### AVAILABLE DATA
——

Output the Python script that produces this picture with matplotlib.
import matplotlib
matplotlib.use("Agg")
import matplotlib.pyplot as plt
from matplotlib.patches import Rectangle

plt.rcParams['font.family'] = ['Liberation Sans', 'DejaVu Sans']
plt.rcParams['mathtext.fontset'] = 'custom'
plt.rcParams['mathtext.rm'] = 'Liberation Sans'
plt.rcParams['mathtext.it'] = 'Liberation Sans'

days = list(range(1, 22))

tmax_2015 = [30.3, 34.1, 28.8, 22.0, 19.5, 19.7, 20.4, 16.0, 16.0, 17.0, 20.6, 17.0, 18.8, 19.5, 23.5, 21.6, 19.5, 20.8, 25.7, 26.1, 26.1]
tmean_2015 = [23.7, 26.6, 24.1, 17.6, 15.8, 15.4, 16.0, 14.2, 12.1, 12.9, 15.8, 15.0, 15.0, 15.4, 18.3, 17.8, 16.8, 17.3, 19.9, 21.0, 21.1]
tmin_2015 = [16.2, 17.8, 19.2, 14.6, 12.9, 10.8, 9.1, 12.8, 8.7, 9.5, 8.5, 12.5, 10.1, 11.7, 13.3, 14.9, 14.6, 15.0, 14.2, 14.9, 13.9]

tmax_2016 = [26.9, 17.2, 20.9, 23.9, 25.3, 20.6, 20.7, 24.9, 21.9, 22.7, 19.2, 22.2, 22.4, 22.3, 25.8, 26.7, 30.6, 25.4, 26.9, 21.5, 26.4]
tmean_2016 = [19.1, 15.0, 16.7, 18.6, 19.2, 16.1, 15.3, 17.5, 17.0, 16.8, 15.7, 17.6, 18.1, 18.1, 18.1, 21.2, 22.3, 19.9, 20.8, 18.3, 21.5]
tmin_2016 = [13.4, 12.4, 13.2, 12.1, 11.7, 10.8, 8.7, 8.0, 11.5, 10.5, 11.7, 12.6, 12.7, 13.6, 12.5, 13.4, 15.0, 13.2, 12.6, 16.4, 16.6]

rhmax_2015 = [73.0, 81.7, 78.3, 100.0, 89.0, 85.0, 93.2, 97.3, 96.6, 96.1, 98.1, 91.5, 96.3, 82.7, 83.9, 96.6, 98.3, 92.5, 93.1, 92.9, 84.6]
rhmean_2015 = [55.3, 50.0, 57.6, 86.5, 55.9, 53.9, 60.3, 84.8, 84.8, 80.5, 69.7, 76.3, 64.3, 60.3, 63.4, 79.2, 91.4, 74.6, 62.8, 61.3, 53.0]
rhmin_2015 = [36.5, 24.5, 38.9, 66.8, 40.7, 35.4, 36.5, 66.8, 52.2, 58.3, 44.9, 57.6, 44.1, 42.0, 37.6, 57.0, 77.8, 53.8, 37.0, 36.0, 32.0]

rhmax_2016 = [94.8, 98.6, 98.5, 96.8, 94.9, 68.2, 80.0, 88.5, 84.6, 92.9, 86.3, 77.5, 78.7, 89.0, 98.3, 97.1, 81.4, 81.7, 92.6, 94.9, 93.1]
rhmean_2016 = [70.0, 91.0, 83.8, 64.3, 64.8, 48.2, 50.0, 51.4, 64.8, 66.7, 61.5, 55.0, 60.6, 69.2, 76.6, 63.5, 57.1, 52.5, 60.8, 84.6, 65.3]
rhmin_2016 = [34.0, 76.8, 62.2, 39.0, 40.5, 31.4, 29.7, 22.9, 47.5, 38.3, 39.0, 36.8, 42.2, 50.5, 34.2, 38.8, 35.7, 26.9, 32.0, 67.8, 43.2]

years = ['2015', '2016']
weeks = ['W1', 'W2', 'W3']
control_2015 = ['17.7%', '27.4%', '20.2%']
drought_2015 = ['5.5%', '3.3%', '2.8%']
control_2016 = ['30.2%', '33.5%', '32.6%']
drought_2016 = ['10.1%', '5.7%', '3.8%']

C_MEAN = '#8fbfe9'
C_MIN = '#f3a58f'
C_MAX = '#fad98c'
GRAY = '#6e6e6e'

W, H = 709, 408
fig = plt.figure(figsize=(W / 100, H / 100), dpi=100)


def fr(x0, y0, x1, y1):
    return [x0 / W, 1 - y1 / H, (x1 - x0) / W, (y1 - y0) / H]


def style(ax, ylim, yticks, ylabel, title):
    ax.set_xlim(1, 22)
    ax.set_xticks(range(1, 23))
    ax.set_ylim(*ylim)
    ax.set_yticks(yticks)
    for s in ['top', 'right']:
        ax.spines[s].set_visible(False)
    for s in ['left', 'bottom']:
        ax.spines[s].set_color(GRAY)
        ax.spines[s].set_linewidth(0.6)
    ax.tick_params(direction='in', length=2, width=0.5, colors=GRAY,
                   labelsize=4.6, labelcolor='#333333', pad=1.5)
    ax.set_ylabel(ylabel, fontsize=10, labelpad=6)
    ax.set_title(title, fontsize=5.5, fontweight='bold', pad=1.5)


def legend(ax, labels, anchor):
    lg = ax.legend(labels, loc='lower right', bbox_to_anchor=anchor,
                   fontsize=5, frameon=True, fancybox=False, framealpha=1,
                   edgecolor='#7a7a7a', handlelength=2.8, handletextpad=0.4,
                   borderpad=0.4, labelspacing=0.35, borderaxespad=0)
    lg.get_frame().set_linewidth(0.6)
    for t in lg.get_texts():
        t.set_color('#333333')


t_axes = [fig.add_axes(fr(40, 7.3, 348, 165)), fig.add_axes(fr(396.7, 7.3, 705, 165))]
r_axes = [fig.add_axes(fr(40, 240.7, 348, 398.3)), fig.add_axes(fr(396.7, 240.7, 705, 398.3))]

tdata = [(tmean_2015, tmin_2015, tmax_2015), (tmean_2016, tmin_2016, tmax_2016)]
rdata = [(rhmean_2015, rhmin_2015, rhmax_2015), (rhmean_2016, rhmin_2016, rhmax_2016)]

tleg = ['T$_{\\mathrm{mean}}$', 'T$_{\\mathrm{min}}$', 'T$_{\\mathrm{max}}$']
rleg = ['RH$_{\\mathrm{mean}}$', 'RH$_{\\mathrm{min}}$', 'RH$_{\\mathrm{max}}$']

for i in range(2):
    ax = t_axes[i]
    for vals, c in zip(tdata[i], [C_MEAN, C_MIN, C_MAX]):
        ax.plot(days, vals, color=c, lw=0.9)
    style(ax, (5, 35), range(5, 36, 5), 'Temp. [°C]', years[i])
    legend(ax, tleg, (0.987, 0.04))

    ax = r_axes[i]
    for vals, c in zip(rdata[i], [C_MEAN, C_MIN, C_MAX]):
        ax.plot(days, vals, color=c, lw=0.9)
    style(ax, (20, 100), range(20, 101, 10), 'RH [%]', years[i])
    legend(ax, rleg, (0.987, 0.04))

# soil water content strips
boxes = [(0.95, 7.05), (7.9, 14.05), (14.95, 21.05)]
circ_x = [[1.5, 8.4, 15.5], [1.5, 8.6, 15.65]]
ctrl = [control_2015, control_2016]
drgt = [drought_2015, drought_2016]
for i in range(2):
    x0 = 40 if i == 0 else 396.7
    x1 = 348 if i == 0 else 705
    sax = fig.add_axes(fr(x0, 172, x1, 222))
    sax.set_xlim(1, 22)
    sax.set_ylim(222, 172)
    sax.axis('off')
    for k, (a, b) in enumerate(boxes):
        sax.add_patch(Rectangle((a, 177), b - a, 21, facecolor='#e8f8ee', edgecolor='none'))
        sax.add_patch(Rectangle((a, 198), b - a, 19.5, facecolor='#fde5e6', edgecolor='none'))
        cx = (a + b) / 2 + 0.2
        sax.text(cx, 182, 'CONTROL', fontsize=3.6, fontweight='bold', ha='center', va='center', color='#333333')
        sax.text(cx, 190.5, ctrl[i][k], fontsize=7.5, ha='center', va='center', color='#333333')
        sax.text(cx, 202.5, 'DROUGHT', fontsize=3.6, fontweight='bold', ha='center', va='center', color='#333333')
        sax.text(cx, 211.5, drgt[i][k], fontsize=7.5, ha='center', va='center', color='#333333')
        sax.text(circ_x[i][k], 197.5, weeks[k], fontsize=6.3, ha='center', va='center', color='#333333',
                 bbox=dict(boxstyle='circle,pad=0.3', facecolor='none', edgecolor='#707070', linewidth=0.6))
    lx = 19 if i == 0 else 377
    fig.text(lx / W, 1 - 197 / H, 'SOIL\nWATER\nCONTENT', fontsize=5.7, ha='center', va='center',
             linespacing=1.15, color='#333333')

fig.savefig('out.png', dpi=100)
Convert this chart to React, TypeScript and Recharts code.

——

### WHAT NEEDS TO BE DONE
The lines from the first of the entries through the line holding "12.6, 16.4, 16.6]" are to be restated word for word, and no others.

### ANSWER TO THIS TASK
Output the Python script that produces this picture with matplotlib.
import matplotlib
matplotlib.use("Agg")
import matplotlib.pyplot as plt
from matplotlib.patches import Rectangle

plt.rcParams['font.family'] = ['Liberation Sans', 'DejaVu Sans']
plt.rcParams['mathtext.fontset'] = 'custom'
plt.rcParams['mathtext.rm'] = 'Liberation Sans'
plt.rcParams['mathtext.it'] = 'Liberation Sans'

days = list(range(1, 22))

tmax_2015 = [30.3, 34.1, 28.8, 22.0, 19.5, 19.7, 20.4, 16.0, 16.0, 17.0, 20.6, 17.0, 18.8, 19.5, 23.5, 21.6, 19.5, 20.8, 25.7, 26.1, 26.1]
tmean_2015 = [23.7, 26.6, 24.1, 17.6, 15.8, 15.4, 16.0, 14.2, 12.1, 12.9, 15.8, 15.0, 15.0, 15.4, 18.3, 17.8, 16.8, 17.3, 19.9, 21.0, 21.1]
tmin_2015 = [16.2, 17.8, 19.2, 14.6, 12.9, 10.8, 9.1, 12.8, 8.7, 9.5, 8.5, 12.5, 10.1, 11.7, 13.3, 14.9, 14.6, 15.0, 14.2, 14.9, 13.9]

tmax_2016 = [26.9, 17.2, 20.9, 23.9, 25.3, 20.6, 20.7, 24.9, 21.9, 22.7, 19.2, 22.2, 22.4, 22.3, 25.8, 26.7, 30.6, 25.4, 26.9, 21.5, 26.4]
tmean_2016 = [19.1, 15.0, 16.7, 18.6, 19.2, 16.1, 15.3, 17.5, 17.0, 16.8, 15.7, 17.6, 18.1, 18.1, 18.1, 21.2, 22.3, 19.9, 20.8, 18.3, 21.5]
tmin_2016 = [13.4, 12.4, 13.2, 12.1, 11.7, 10.8, 8.7, 8.0, 11.5, 10.5, 11.7, 12.6, 12.7, 13.6, 12.5, 13.4, 15.0, 13.2, 12.6, 16.4, 16.6]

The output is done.